While it’s true that some co-operative businesses prioritize services over profits/dividends, they are generally still motivated by producer-consumer interaction, trade, revenue and competition – all things that benefit an economy and business environment.
Co-operative businesses last longer
Being organized and human-friendly is good for businesses, and building a human-focus into business structures increases longevity and stability over the long haul – whatever the business focus. Considering economies and businesses are built on human interaction, this should not be too surprising. Nor should it be overly surprising that businesses based on the co-operative model tend to survive longer than ones based on other models.
Co-operatives are a different – and sometimes better – way to do business
Businesses based on the co-operative model are often better than their competitors at two important things:
- Earning trust
- Benefiting the local community
Because of these two key features, businesses based on the co-operative model also tend to work in struggling markets, have a higher level of community-level support and last longer than businesses based on other models.

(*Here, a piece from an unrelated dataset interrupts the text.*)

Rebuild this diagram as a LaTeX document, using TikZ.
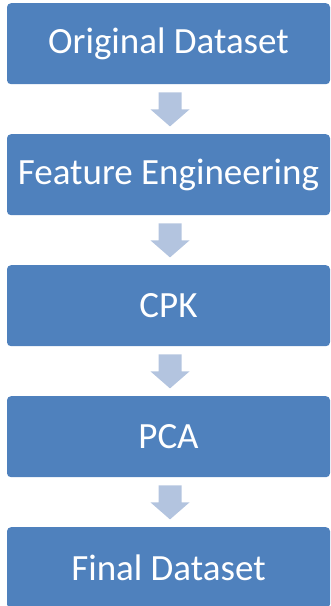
\documentclass[tikz,border=0pt]{standalone}
\usepackage{fontspec}
\setmainfont{Carlito}
\usetikzlibrary{calc}
\definecolor{boxblue}{HTML}{4F81BD}
\definecolor{arrowblue}{HTML}{B3C4DF}
\tikzset{
  stepbox/.style={fill=boxblue, draw=none, rounded corners=4pt, minimum width=323pt, minimum height=81pt, text=white, font=\fontsize{37}{40}\selectfont, inner sep=0pt, anchor=north},
  flowarrow/.style={fill=arrowblue, draw=none}
}
\newcommand{\flowarr}[1]{%
  \fill[flowarrow] ($(#1.south)+(-10,-8)$) -- ($(#1.south)+(13,-8)$) -- ($(#1.south)+(13,-25)$) -- ($(#1.south)+(21,-25)$) -- ($(#1.south)+(1.5,-42)$) -- ($(#1.south)+(-18,-25)$) -- ($(#1.south)+(-10,-25)$) -- cycle;}
\begin{document}
\begin{tikzpicture}[x=1pt,y=1pt]
\useasboundingbox (0,0) rectangle (331,-606);
\node[stepbox] (a) at (168.5,-3) {Original Dataset};
\node[stepbox] (b) at (168.5,-134) {Feature Engineering};
\node[stepbox] (c) at (168.5,-265) {CPK};
\node[stepbox] (d) at (168.5,-396) {PCA};
\node[stepbox] (e) at (168.5,-527) {Final Dataset};
\flowarr{a}
\flowarr{b}
\flowarr{c}
\flowarr{d}
\end{tikzpicture}
\end{document}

Likewise, co-ops are often the first to enter a small or potential market, providing a base for growth and increased infrastructure investments; or they are the last to leave a small or shrinking market, increasing the viability of maintaining vital infrastructure to a region hoping to return to a growth position.
Co-operatives are BIG business
Some of the largest and most successful businesses in Canada are based on the co-operative business model. Federated Co-operatives Limited (FCL) is Saskatchewan’s largest business, employing over 2200 people and grossing upwards of $10 billion annually. FCL controls the oil refinery north of Regina and provides wholesale and marketing services to the Co-operative Retailing System (CRS) across western Canada.
In the financial sector, Canadian credit unions serve over 10 million members with 0ver $350 billion in assets. The largest credit union in western Canada, Vancity, is based in British Columbia and serves over half a million members through 59 branches. With nearly $20 billion in assets, Vancity grosses over $430 million annually.
Co-operatives increase competition and help retain regional wealth
Many rural and Indigenous communities in western Canada rely on businesses for important services, jobs and economic growth. Many of these businesses, especially in northern communities, have home offices based in large centres nowhere near the communities served. This means most profits leave the community, which vacuums wealth out of the local economy and puts more pressure on primary industry or government to make up the difference.
For example, many northern communities rely on the North West Company for grocery stores. The North West Company is a publicly traded company based in Winnipeg, with shareholders around the world. Their primary competitor in most of the arctic is a federation of 32 co-op enterprises operating as Arctic Co-op. Arctic Co-op provides a quality counter-balance to the North West Company monopoly. Plus, communities with stores based on the co-operative model and connected to the Arctic Co-op federation, are better able to keep more wealth in their communities, which in small markets is critical to economic growth.
Saskatchewan’s provincial government missed an opportunity related to this during their recent allocation of contracts for private liquor stores. Only 14 of the 50 contracts were awarded to co-operative stores, and many of those in smaller markets, meaning most profits gained on Saskatchewan-based liquor consumption will leave the province, bound for Alberta and Nova Scotia. Providing more contracts to Saskatchewan-based co-operative and SMB businesses would have helped ensure the money spent on liquor consumption remained in the province, benefiting Saskatchewan communities and the provincial economy.
Co-operatives offer versatility
Co-op entrepreneurs have many options when structuring a co-operative business. Co-operative legislation makes provisions for for-profit, non-profit, consumer-owned, employee-owned, investor-owned and community-owned ownership models. Selecting the group and capitalization that works best for the community will help create a successful enterprise.
Economic development is about empowering a community through growing local resources, and co-operative businesses excel at ensuring growth is reflective of the community’s needs and best interests.